Saturday, February 14, 2009

In a Free State



I was reading Amitav Ghosh’s ‘Confessions of a Xenophile’ the other day, and could see him equally confessing about his admiration towards the Noble Laureate V.S. Naipaul and his works. I felt like reading at least one of Naipaul's works. The office library had his booker winner of 1971, ‘In a Free State’. A Political, Socio-Economical (Existentialism? I’m no critic. I can’t say. But definitely looks like one) work of serious fiction, which talks thru narrating the woes of immigrants who lose themselves, or searching themselves in vein in another part of the world where they don’t belong to. It consists of three different novellas of similar theme with a prologue and epilogue. One of these characters is not exactly in a search of a fortune but rather for freedom, and naturally he has nothing much to grieve about what he leaves behind. But when he eventually gets dwelled into the new world without much of a massive effort, he still falls into a philosophically meaningless existence. (One out of Many). In another tale, the man sacrifices his own happiness for the selfless indianite protector feeling (which would not quite work in the foreign atmosphere) towards his irresponsible sibling, and gradually leads himself to astray(Tell me whom to Kill). The third tale talks about a man who loses himself in another continent, being thrown into the world of ethnic struggles and getting involved a bit too much into the violent after-effects of a forced power transition, in a self driven fashion towards devastation(In a Free State). These tales don’t talk about any special immigrant. It’s about all type of immigrants and their woes. It could be an Indian in a white’s world, or a white in a black’s world. I felt Naipaul uses strong narrations with a flavor of Black humor and dry sarcasm. But one thing is for sure; that once you start reading it, you can hardly put it down.
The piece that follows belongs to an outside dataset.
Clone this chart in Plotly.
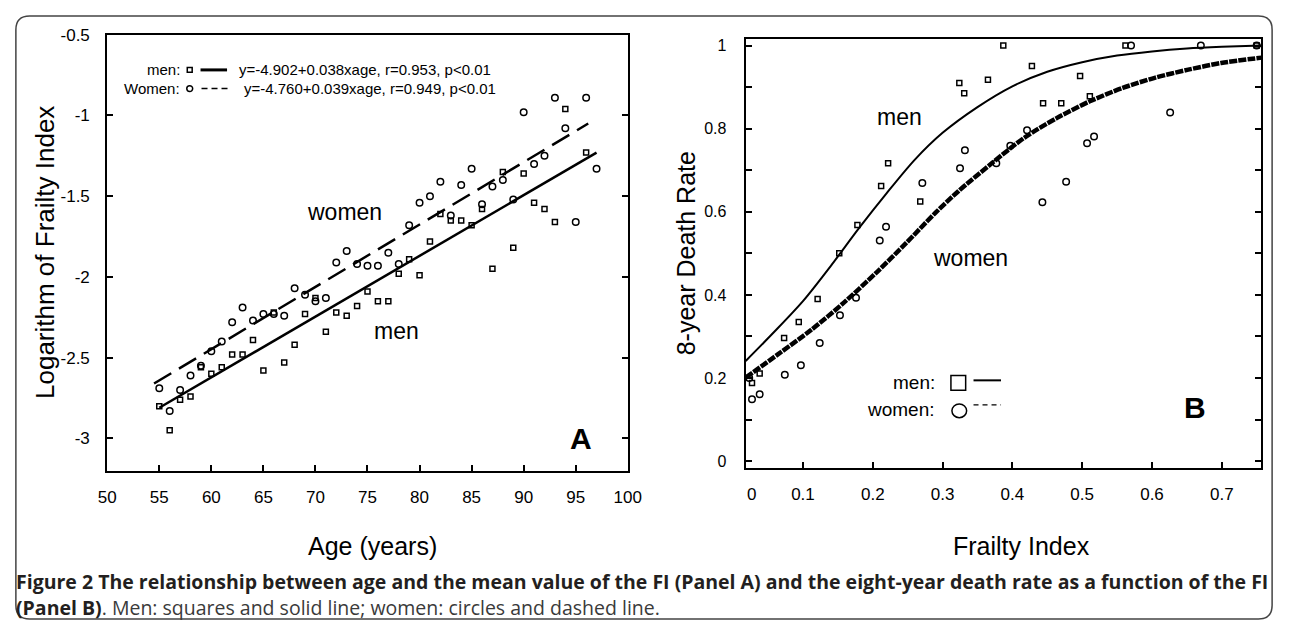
import plotly.graph_objects as go

W, H = 1292, 625

# ---------------- Panel A data ----------------
ages = list(range(55, 98))
men_logfi = [-2.80, -2.95, -2.76, -2.74, -2.56, -2.60, -2.56, -2.48, -2.48, -2.39,
             -2.58, -2.22, -2.53, -2.42, -2.23, -2.13, -2.34, -2.22, -2.24, -2.18,
             -2.09, -2.15, -2.15, -1.98, -1.89, -1.99, -1.78, -1.61, -1.65, -1.65,
             -1.68, -1.58, -1.95, -1.35, -1.82, -1.36, -1.54, -1.58, -1.66, -0.96,
             None, -1.23, None]
women_logfi = [-2.69, -2.83, -2.70, -2.61, -2.55, -2.46, -2.40, -2.28, -2.19, -2.27,
               -2.23, -2.23, -2.24, -2.07, -2.11, -2.15, -2.13, -1.91, -1.84, -1.92,
               -1.93, -1.93, -1.85, -1.92, -1.68, -1.54, -1.50, -1.41, -1.62, -1.43,
               -1.33, -1.55, -1.44, -1.40, -1.52, -0.98, -1.30, -1.25, -0.89, -1.08,
               -1.66, -0.89, -1.33]
men_fit_age = [55, 97]
men_fit_logfi = [-2.81, -1.23]
women_fit_age = [54.5, 96.2]
women_fit_logfi = [-2.66, -1.05]

a_xticks = [50, 55, 60, 65, 70, 75, 80, 85, 90, 95, 100]
a_yticks = [-3, -2.5, -2, -1.5, -1, -0.5]
a_yticktext = ["-3", "-2.5", "-2", "-1.5", "-1", "-0.5"]

# ---------------- Panel B data ----------------
men_fi = [0.027, 0.038, 0.073, 0.094, 0.121, 0.152, 0.178, 0.212, 0.222, 0.268,
          0.324, 0.331, 0.365, 0.387, 0.428, 0.444, 0.470, 0.497, 0.511, 0.562, 0.750]
men_rate = [0.188, 0.211, 0.296, 0.335, 0.390, 0.500, 0.568, 0.662, 0.717, 0.625,
            0.910, 0.885, 0.918, 1.000, 0.951, 0.861, 0.861, 0.927, 0.878, 1.000, 1.000]
women_fi = [0.023, 0.027, 0.038, 0.074, 0.097, 0.124, 0.153, 0.176, 0.210, 0.219,
            0.271, 0.325, 0.332, 0.377, 0.397, 0.421, 0.443, 0.477, 0.507, 0.517,
            0.570, 0.626, 0.670, 0.750]
women_rate = [0.200, 0.149, 0.161, 0.208, 0.231, 0.284, 0.351, 0.393, 0.531, 0.564,
              0.669, 0.705, 0.748, 0.717, 0.759, 0.796, 0.623, 0.672, 0.765, 0.781,
              1.000, 0.839, 1.000, 1.000]
men_curve_fi = [0.018, 0.06, 0.10, 0.14, 0.18, 0.22, 0.26, 0.30, 0.35, 0.40,
                0.45, 0.50, 0.55, 0.60, 0.65, 0.70, 0.757]
men_curve_rate = [0.241, 0.313, 0.385, 0.470, 0.560, 0.645, 0.725, 0.790, 0.852, 0.902,
                  0.937, 0.960, 0.976, 0.986, 0.993, 0.997, 1.000]
women_curve_fi = [0.018, 0.065, 0.112, 0.159, 0.206, 0.248, 0.290, 0.323, 0.370,
                  0.417, 0.464, 0.511, 0.558, 0.605, 0.652, 0.699, 0.757]
women_curve_rate = [0.201, 0.258, 0.316, 0.382, 0.455, 0.525, 0.598, 0.650, 0.716,
                    0.778, 0.826, 0.866, 0.898, 0.923, 0.942, 0.958, 0.971]

b_xticks = [0.1, 0.2, 0.3, 0.4, 0.5, 0.6, 0.7]
b_xticktext = ["0.1", "0.2", "0.3", "0.4", "0.5", "0.6", "0.7"]
b_x_zero_label = "0"
b_yticks = [0, 0.2, 0.4, 0.6, 0.8, 1.0]
b_yticktext = ["0", "0.2", "0.4", "0.6", "0.8", "1"]

FONT = "Liberation Sans, Arial, Helvetica, sans-serif"
CAPFONT = "Open Sans, Noto Sans, sans-serif"


def PX(x):
    return x / W


def PY(y):
    return 1 - y / H


fig = go.Figure()

# Panel A
fig.add_trace(go.Scatter(x=men_fit_age, y=men_fit_logfi, mode="lines",
                         line=dict(color="black", width=2.5), xaxis="x", yaxis="y",
                         showlegend=False, hoverinfo="skip"))
fig.add_trace(go.Scatter(x=women_fit_age, y=women_fit_logfi, mode="lines",
                         line=dict(color="black", width=2.5, dash="20px,9px"),
                         xaxis="x", yaxis="y", showlegend=False, hoverinfo="skip"))
fig.add_trace(go.Scatter(x=ages, y=men_logfi, mode="markers",
                         marker=dict(symbol="square-open", size=5, color="black",
                                     line=dict(width=1.5, color="black")),
                         xaxis="x", yaxis="y", showlegend=False))
fig.add_trace(go.Scatter(x=ages, y=women_logfi, mode="markers",
                         marker=dict(symbol="circle-open", size=6.5, color="black",
                                     line=dict(width=1.5, color="black")),
                         xaxis="x", yaxis="y", showlegend=False))

# Panel B
fig.add_trace(go.Scatter(x=men_curve_fi, y=men_curve_rate, mode="lines",
                         line=dict(color="black", width=2, shape="spline", smoothing=0.8),
                         xaxis="x2", yaxis="y2", showlegend=False, hoverinfo="skip"))
fig.add_trace(go.Scatter(x=women_curve_fi, y=women_curve_rate, mode="lines",
                         line=dict(color="#000000", width=4.5, shape="spline",
                                   smoothing=0.8, dash="8px,1.2px"),
                         xaxis="x2", yaxis="y2", showlegend=False, hoverinfo="skip"))
fig.add_trace(go.Scatter(x=men_fi, y=men_rate, mode="markers",
                         marker=dict(symbol="square-open", size=5, color="black",
                                     line=dict(width=1.5, color="black")),
                         xaxis="x2", yaxis="y2", showlegend=False))
fig.add_trace(go.Scatter(x=women_fi, y=women_rate, mode="markers",
                         marker=dict(symbol="circle-open", size=6.5, color="black",
                                     line=dict(width=1.5, color="black")),
                         xaxis="x2", yaxis="y2", showlegend=False))

axis_common = dict(showgrid=False, zeroline=False, showline=True, linecolor="black",
                   linewidth=2, ticks="inside", ticklen=6, tickwidth=1.5,
                   tickcolor="black")

fig.update_layout(
    width=W, height=H,
    margin=dict(l=0, r=0, t=0, b=0),
    paper_bgcolor="white", plot_bgcolor="white",
    xaxis=dict(domain=[PX(100), PX(630)], range=[50, 100], tickvals=a_xticks,
               mirror=True, anchor="y", ticklabelstandoff=10,
               tickfont=dict(family=FONT, size=17, color="black"), **axis_common),
    yaxis=dict(domain=[PY(470), PY(26)], range=[-3.2, -0.499], tickvals=a_yticks,
               ticktext=a_yticktext, mirror="ticks", anchor="x",
               ticklabelstandoff=12,
               tickfont=dict(family=FONT, size=17, color="black"), **axis_common),
    xaxis2=dict(domain=[PX(750), PX(1275)], range=[0.0179, 0.7566], tickvals=b_xticks,
                ticktext=b_xticktext, mirror=True, anchor="y2",
                ticklabelstandoff=10,
                tickfont=dict(family=FONT, size=17, color="black"), **axis_common),
    yaxis2=dict(domain=[PY(467), PY(31)], range=[-0.016, 1.0147], tickvals=b_yticks,
                ticktext=b_yticktext, mirror="ticks", anchor="x2",
                ticklabelstandoff=14,
                tickfont=dict(family=FONT, size=16, color="black"),
                minor=dict(dtick=0.1, tick0=0, ticks="inside", ticklen=6,
                           tickwidth=1.5, tickcolor="black"),
                **axis_common),
)

shapes = []
# outer rounded frame
l, r, t, b, rad = 7, 1286, 7, 621, 14
pts = [("M", (l + rad, t)), ("L", (r - rad, t)), ("Q", (r, t), (r, t + rad)),
       ("L", (r, b - rad)), ("Q", (r, b), (r - rad, b)), ("L", (l + rad, b)),
       ("Q", (l, b), (l, b - rad)), ("L", (l, t + rad)), ("Q", (l, t), (l + rad, t))]
path = ""
for seg in pts:
    cmd = seg[0]
    coords = " ".join(f"{PX(p[0]):.5f},{PY(p[1]):.5f}" for p in seg[1:])
    path += f"{cmd} {coords} "
path += "Z"
shapes.append(dict(type="path", path=path, xref="paper", yref="paper",
                   line=dict(color="#444444", width=1.5)))

# Panel A legend symbols
shapes.append(dict(type="rect", xref="paper", yref="paper",
                   x0=PX(181.5), x1=PX(186.5), y0=PY(64.5), y1=PY(59.5),
                   line=dict(color="black", width=1.5)))
shapes.append(dict(type="line", xref="paper", yref="paper",
                   x0=PX(195), x1=PX(222), y0=PY(62), y1=PY(62),
                   line=dict(color="black", width=3)))
shapes.append(dict(type="circle", xref="paper", yref="paper",
                   x0=PX(181), x1=PX(187), y0=PY(84), y1=PY(78),
                   line=dict(color="black", width=1.5)))
shapes.append(dict(type="line", xref="paper", yref="paper",
                   x0=PX(196), x1=PX(224), y0=PY(81), y1=PY(81),
                   line=dict(color="black", width=1.5, dash="6px,4px")))
# Panel B legend symbols
shapes.append(dict(type="rect", xref="paper", yref="paper",
                   x0=PX(959), x1=PX(974), y0=PY(388), y1=PY(373),
                   line=dict(color="black", width=1.5)))
shapes.append(dict(type="line", xref="paper", yref="paper",
                   x0=PX(982), x1=PX(1010), y0=PY(378), y1=PY(378),
                   line=dict(color="black", width=2)))
shapes.append(dict(type="circle", xref="paper", yref="paper",
                   x0=PX(960), x1=PX(975), y0=PY(416), y1=PY(402),
                   line=dict(color="black", width=1.5)))
shapes.append(dict(type="line", xref="paper", yref="paper",
                   x0=PX(982), x1=PX(1010), y0=PY(403), y1=PY(403),
                   line=dict(color="black", width=1.2, dash="5px,4px")))
fig.update_layout(shapes=shapes)


def ann(text, x, y, size, xanchor="center", yanchor="middle", angle=0,
        family=FONT, color="black"):
    return dict(text=text, x=PX(x), y=PY(y), xref="paper", yref="paper",
                showarrow=False, xanchor=xanchor, yanchor=yanchor, textangle=angle,
                font=dict(family=family, size=size, color=color))


annotations = [
    ann("Logarithm of Frailty Index", 36, 248, 26, angle=-90),
    ann("8-year Death Rate", 689, 249, 25, angle=-90),
    ann("Age (years)", 370, 547, 25),
    ann("Frailty Index", 1031, 547, 25),
    ann(b_x_zero_label, 756, 494, 17),
    ann("women", 342, 207, 23),
    ann("men", 395, 328, 23),
    ann("<b>A</b>", 582, 437, 30),
    ann("men", 907, 110, 23),
    ann("women", 979, 253, 23),
    ann("<b>B</b>", 1207, 406, 30),
    ann("men:", 176, 62, 15, xanchor="right"),
    ann("Women:", 176, 81, 15, xanchor="right"),
    ann("y=-4.902+0.038xage, r=0.953, p<0.01", 232, 62, 15, xanchor="left"),
    ann("y=-4.760+0.039xage, r=0.949, p<0.01", 237, 81, 15, xanchor="left"),
    ann("men:", 945, 380, 19, xanchor="right"),
    ann("women:", 945, 408, 19, xanchor="right"),
    ann("<b>Figure 2 The relationship between age and the mean value of the FI (Panel A) "
        "and the eight-year death rate as a function of the FI</b>",
        5, 583, 19.5, xanchor="left", family=CAPFONT, color="#231f20"),
    ann("<b>(Panel B)</b><span style='color:#3a3a3a'>. Men: squares and solid line; "
        "women: circles and dashed line.</span>",
        5, 609, 19.5, xanchor="left", family=CAPFONT, color="#231f20"),
]
fig.update_layout(annotations=annotations)

fig.write_html("out.html", config={"displayModeBar": False},
               post_script="document.body.style.margin='0';document.body.style.overflow='hidden';")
Especially the first two tales will assure you the simplicity and readability and It gets so complicated and so dry but yet readable when you reach into the main story ‘In a Free Sate’. You get confused why it’s called a novel as it’s a collection of stories where the individual characters never meet each other. But when you observe it as a whole, it makes complete sense. It’s a single story. It’s a story of people, who don’t require a name or about the people whose name don’t make any difference.
This is how the story ‘One Out of Many’ ends;
“I was once part of the flow, never thinking of myself as a presence. Then I looked in the mirror and decided to be free. All that of my freedom has brought me is the knowledge that I have a face and have a body, that I must feed this body and clothe this body for a certain number of years. Then it will be over.”